Declaration of patient consent

The authors certify that they have obtained all appropriate patient consent forms. In the form the patient(s) has/have given his/her/their consent for his/her/their images and other clinical information to be reported in the journal. The patients understand that their names and initials will not be published and due efforts will be made to conceal their identity, but anonymity cannot be guaranteed.

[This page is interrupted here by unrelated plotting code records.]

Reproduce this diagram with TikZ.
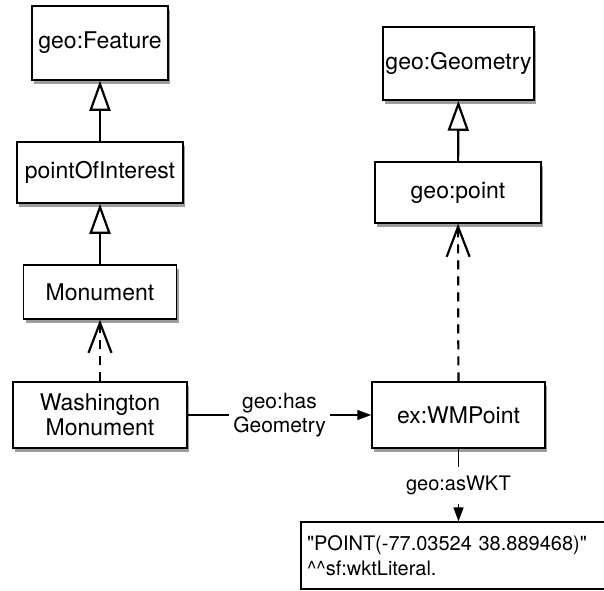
\documentclass[tikz,border=0pt]{standalone}
\usepackage{fontspec}
\setmainfont{TeX Gyre Heros}
\usetikzlibrary{arrows.meta,shadows}
\tikzset{
  cls/.style={draw,line width=1.5pt,fill=white,inner sep=0pt,align=center,
    font=\fontsize{23}{24.5}\selectfont,
    drop shadow={shadow xshift=2pt,shadow yshift=-3.5pt,fill=black!55,opacity=0.7}},
  gen/.style={line width=2.2pt,-{Triangle[open,fill=white,length=30pt,width=21pt]}},
  inst/.style={line width=2.2pt,dash pattern=on 9pt off 7pt,-{Straight Barb[length=30pt,width=23pt]}},
  rel/.style={line width=1.4pt,-{Triangle[length=14pt,width=10pt]}},
  lbl/.style={fill=white,align=center,font=\fontsize{21}{24}\selectfont,inner sep=4pt}
}
\begin{document}
\begin{tikzpicture}[x=1pt,y=-1pt]
\useasboundingbox (0,0) rectangle (604,590);
\node[cls,minimum width=136pt,minimum height=74pt] (feat) at (100,43) {geo:Feature};
\node[cls,minimum width=166pt,minimum height=61pt] (poi) at (100,172.5) {pointOfInterest};
\node[cls,minimum width=153pt,minimum height=54pt] (mon) at (100,292) {Monument};
\node[cls,minimum width=174pt,minimum height=66pt] (wash) at (100,415) {Washington\\Monument};
\node[cls,minimum width=151pt,minimum height=73pt] (geom) at (458.5,63.5) {geo:Geometry};
\node[cls,minimum width=166pt,minimum height=61pt] (gpt) at (458,192.5) {geo:point};
\node[cls,minimum width=173pt,minimum height=66pt] (wmp) at (458.5,415) {ex:WMPoint};
\node[draw,line width=1.3pt,fill=white,inner sep=6pt,text width=307pt,align=left,
  minimum height=67pt,font=\fontsize{20}{25}\selectfont] (lit) at (460.5,555.5)
  {\textquotedbl POINT(-77.03524 38.889468)\textquotedbl\\\^{}\^{}sf:wktLiteral.};
\path
  (poi) edge[gen] (feat)
  (mon) edge[gen] (poi)
  (wash) edge[inst] (mon)
  (gpt) edge[gen] (geom)
  (wmp) edge[inst] (gpt)
  (wash) edge[rel] node[lbl] {geo:has\\Geometry} (wmp)
;
\draw[rel] (wmp) -- node[lbl,font=\fontsize{20}{24}\selectfont,inner sep=9pt] {geo:asWKT} (wmp |- lit.north);
\end{tikzpicture}
\end{document}
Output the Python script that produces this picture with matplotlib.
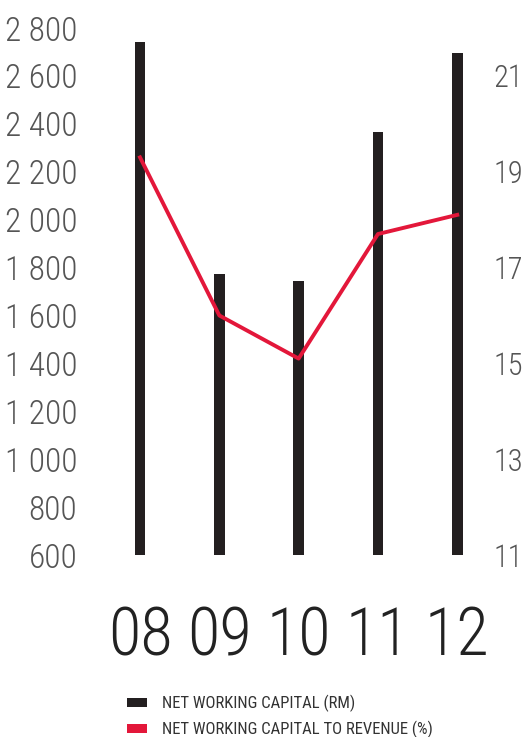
import matplotlib
matplotlib.use('Agg')
import matplotlib.pyplot as plt
from matplotlib import font_manager
from matplotlib.patches import Patch

years = ['08', '09', '10', '11', '12']
working_capital = [2740, 1775, 1742, 2365, 2695]     # RM
capital_to_revenue = [19.3, 16.0, 15.1, 17.7, 18.1]  # %

left_ticks = list(range(600, 2801, 200))
right_ticks = list(range(11, 22, 2))

bar_color = '#231f20'
line_color = '#e3173a'
label_color = '#555555'

# pick the narrowest family that is installed
installed = {f.name for f in font_manager.fontManager.ttflist}
narrow = next((n for n in ['Roboto Condensed', 'Liberation Sans Narrow', 'Open Sans Condensed']
               if n in installed), 'DejaVu Sans')
plt.rcParams['font.family'] = [narrow, 'DejaVu Sans']

fig = plt.figure(figsize=(5.28, 7.37), dpi=100)
ax = fig.add_axes([0.1515, 0.2469, 0.7955, 0.7151])

x = list(range(len(years)))
ax.bar(x, working_capital, width=0.135, bottom=0, color=bar_color, zorder=2)
ax.set_xlim(-0.757, 4.539)
ax.set_ylim(600, 2800)
ax.set_yticks(left_ticks)
ax.set_yticklabels(['{:,}'.format(v).replace(',', ' ') for v in left_ticks],
                   fontsize=24, color=label_color, fontweight='light')
ax.set_xticks(x)
ax.set_xticklabels(years, fontsize=48, color='#222222', fontweight='light')
ax.tick_params(axis='y', length=0, pad=2)
ax.tick_params(axis='x', length=0, pad=36)

ax2 = ax.twinx()
ax2.plot(x, capital_to_revenue, color=line_color, lw=2.8, zorder=3)
ax2.set_ylim(11, 22)
ax2.set_yticks(right_ticks)
ax2.set_yticklabels([str(v) for v in right_ticks], fontsize=22,
                    color=label_color, fontweight='light', ha='center')
ax2.tick_params(axis='y', length=0, pad=6)

for a in (ax, ax2):
    for s in a.spines.values():
        s.set_visible(False)

handles = [Patch(facecolor=bar_color, label='NET WORKING CAPITAL (RM)'),
           Patch(facecolor=line_color, label='NET WORKING CAPITAL TO REVENUE (%)')]
fig.legend(handles=handles, loc='upper left', bbox_to_anchor=(0.2405, 0.057),
           frameon=False, fontsize=12, labelcolor='#333333',
           handlelength=1.2, handleheight=0.45, handletextpad=0.9,
           labelspacing=0.5, borderaxespad=0, borderpad=0)

plt.savefig('out.png', dpi=100)
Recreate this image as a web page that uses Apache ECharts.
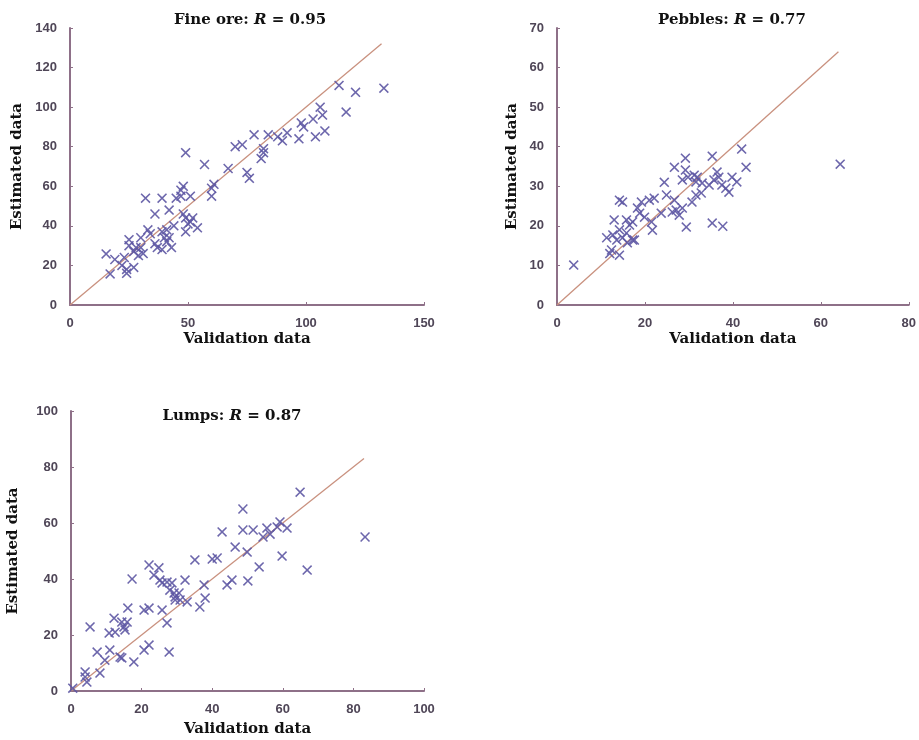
<!DOCTYPE html>
<html>
<head>
<meta charset="utf-8">
<script src="https://cdn.jsdelivr.net/npm/echarts@6/dist/echarts.min.js"></script>
<style>
  html, body { margin: 0; padding: 0; background: #ffffff; }
  #chart { width: 919px; height: 740px; }
</style>
</head>
<body>
<div id="chart"></div>
<script>
// Validation vs. estimated data for three size fractions: [validation, estimated]
const fineOre = [
  [15.3,25.8],[17,15.7],[19,23],[23,24],[24,18],[24,16],[27,19],[22,20],[25,33],[25,30],
  [28,29],[27,27],[30,34],[31,26],[30,29],[29,25],[33,38],[34,36],[32,54],[36,46],
  [36,31],[37,29],[39,28],[39,54],[39,37],[40,34],[42,34],[41,38],[42,48],[41,32],
  [43,29],[44,40],[45,54],[47,55],[48,60],[47,58],[49,77],[51,55],[48,46],[49,44],
  [52,44],[50,41],[51,42],[49,37],[54,39],[57,71],[60,59],[61,61],[60,55],[67,69],
  [70,80],[73,81],[75,67],[76,64],[78,86],[82,79],[82,77],[81,74],[84,86],[88,85],
  [90,83],[92,87],[97,84],[98,92],[99,90],[103,94],[104,85],[106,100],[107,96],[108,88],
  [114,111],[121,107.5],[117,97.5],[133,109.6]
];
const pebbles = [
  [3.8,10.1],[12,13],[14.2,12.6],[12.4,13.9],[11.3,17],[12.7,17.7],[13.6,16.4],[14.9,17],
  [15.8,18.2],[17.2,16.4],[14.2,19],[16,15.7],[13,21.5],[15.8,21.5],[16.5,20.2],[14.2,26.5],
  [14.9,26],[18.3,24.5],[19.2,26],[18.8,23.2],[19.9,22.2],[21,26.5],[22.1,27],[21.7,18.9],
  [24.4,31],[24.9,27.8],[26.7,26.5],[27.1,24],[27.8,22.7],[26.2,23.5],[28.5,24.5],[29.4,19.7],
  [26.7,34.8],[29.2,37.1],[29.2,34.1],[28.5,31.6],[29.8,32.3],[30.7,26],[31.6,27.8],[31.2,32.8],
  [35.3,37.6],[42,39.4],[43,34.8],[64.4,35.6],[36.4,33.6],[36.8,32.3],[35.7,31.6],[34.6,30.3],
  [33,30.8],[31.9,32.3],[31.6,31.1],[32.8,28.3],[37.5,30.3],[39.8,32.3],[40.9,31.1],[38.4,29.5],
  [39.1,28.5],[35.3,20.7],[37.7,19.9],[23.7,23.2],[21.5,21],[17.6,16.4],[17.2,21]
];
const lumps = [
  [0.5,1],[4,6.8],[4.5,3.2],[4,5],[8.2,6.4],[5.4,22.9],[7.4,13.9],[9.6,11],[11,14.6],[13.9,12.1],
  [14.4,11.8],[17.8,10.4],[10.8,20.7],[12.2,26],[12.5,21],[14.4,24.6],[15.3,21.8],[15.9,24.6],
  [15,22.9],[16.1,29.6],[17.3,40],[20.7,14.6],[22.1,16.4],[20.7,28.9],[22.1,29.6],[22.1,45],
  [24.9,44],[23.5,41.4],[25.2,39.6],[25.8,38.6],[25.8,28.9],[27.2,24.3],[27.8,13.9],[27.2,38.9],
  [28.6,38.6],[28,36],[29.2,35],[29.5,33.6],[30.6,35],[29.5,32.5],[30.9,32.5],[32.9,31.8],
  [32.3,39.6],[35.1,46.8],[37.7,37.9],[36.5,30],[38,33.2],[40,47.1],[41.4,47.5],[42.8,56.8],
  [44.2,37.9],[45.6,39.6],[46.5,51.4],[48.7,65],[64.9,71],[48.7,57.5],[51.6,57.5],[55.5,58.2],
  [58.4,58.6],[59.2,60.4],[61.2,58.2],[54.4,55],[56.4,56],[49.9,49.6],[59.8,48.2],[53.3,44.3],
  [66.9,43.2],[50.1,39.3],[83.3,55]
];

// 1:1 reference line end points (validation = estimated)
const fineOreLine = [0, 132];
const pebblesLine = [0, 64];
const lumpsLine = [0, 83];

// Panel titles and correlation coefficients
const panelNames = ['Fine ore', 'Pebbles', 'Lumps'];
const panelR = ['0.95', '0.77', '0.87'];

// Axis ranges and tick steps
const xMax = [150, 80, 100];
const xStep = [50, 20, 20];
const yMax = [140, 70, 100];
const yStep = [20, 10, 20];

const axisColor = '#8e7088';
const labelColor = '#4f4657';
const markColor = '#5d57a3';
const refLineColor = '#c9917f';
const serif = 'DejaVu Serif';

// Thin "x" marker
const crossSymbol = 'path://M0,1.1L1.1,0L5,3.9L8.9,0L10,1.1L6.1,5L10,8.9L8.9,10L5,6.1L1.1,10L0,8.9L3.9,5Z';

const grids = [
  { left: 70, top: 28, width: 354, height: 277 },
  { left: 557, top: 28, width: 354, height: 277 },
  { left: 71, top: 411, width: 353, height: 280 }
];
const yNameGap = [45, 37, 50];
const xNameGap = [27, 27, 31];
const titlePos = [[245, 8], [727, 8], [227, 404]];

const chart = echarts.init(document.getElementById('chart'), null, { renderer: 'canvas' });

const xAxes = [], yAxes = [], series = [], titles = [];
const datasets = [fineOre, pebbles, lumps];
const lines = [fineOreLine, pebblesLine, lumpsLine];

for (let i = 0; i < 3; i++) {
  const common = {
    gridIndex: i,
    min: 0,
    axisLine: { show: true, onZero: false, lineStyle: { color: axisColor, width: 2 } },
    axisTick: { show: true, inside: true, length: 3, lineStyle: { color: axisColor, width: 1 } },
    splitLine: { show: false },
    axisLabel: {
      color: labelColor, fontFamily: 'Liberation Sans', fontWeight: 'bold', fontSize: 13
    },
    nameLocation: 'middle',
    nameTextStyle: { fontFamily: serif, fontWeight: 'bold', fontSize: 15, color: '#111111' }
  };
  xAxes.push(Object.assign({}, common, {
    type: 'value', max: xMax[i], interval: xStep[i],
    name: 'Validation data', nameGap: xNameGap[i],
    axisLabel: Object.assign({}, common.axisLabel, { margin: 12 })
  }));
  yAxes.push(Object.assign({}, common, {
    type: 'value', max: yMax[i], interval: yStep[i],
    name: 'Estimated data', nameGap: yNameGap[i],
    axisLabel: Object.assign({}, common.axisLabel, { margin: 13 })
  }));
  series.push({
    type: 'line',
    xAxisIndex: i, yAxisIndex: i,
    data: [[lines[i][0], lines[i][0]], [lines[i][1], lines[i][1]]],
    symbol: 'none',
    lineStyle: { color: refLineColor, width: 1.3 },
    silent: true, z: 2
  });
  series.push({
    type: 'scatter',
    xAxisIndex: i, yAxisIndex: i,
    data: datasets[i],
    symbol: crossSymbol,
    symbolSize: 10,
    itemStyle: { color: markColor, opacity: 0.9 },
    z: 3
  });
  titles.push({
    text: '{b|' + panelNames[i] + ': }{i|R}{b| = ' + panelR[i] + '}',
    left: titlePos[i][0], top: titlePos[i][1],
    textAlign: 'center',
    textStyle: {
      rich: {
        b: { fontFamily: serif, fontWeight: 'bold', fontSize: 15, color: '#111111' },
        i: { fontFamily: serif, fontWeight: 'bold', fontStyle: 'italic', fontSize: 15, color: '#111111' }
      }
    }
  });
}

chart.setOption({
  backgroundColor: '#ffffff',
  animation: false,
  title: titles,
  grid: grids,
  xAxis: xAxes,
  yAxis: yAxes,
  series: series
});
</script>
</body>
</html>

Financial support and sponsorship

Nil.

Conflicts of interest

There are no conflicts of interest.

References

1Zayour M, Lazova R. Pseudoepitheliomatous hyperplasia: A review. Am J Dermatopathol 2011;33:112-22.
2Freeman RG. On the pathogenesis of pseudoepitheliomatous hyperplasia. J Cutan Pathol 1974;1:231-7.
3Price A, Miller JH, Junkins-Hopkins JM. Pseudocarcinomatous hyperplasia in anaplastic large cell lymphoma, a mimicker of poorly differentiated squamous cell carcinoma: Report of a case and review of the literature. J Cutan Pathol 2015;42:863-9.
4Ginsberg D, Hill H, Wilson B, Plaza JA, Schieke SM. Pseudocarcinomatous hyperplasia mimicking squamous cell carcinoma in a case of CD56-positive cytotoxic T-cell lymphoma. J Cutan Pathol 2015;42:194-8.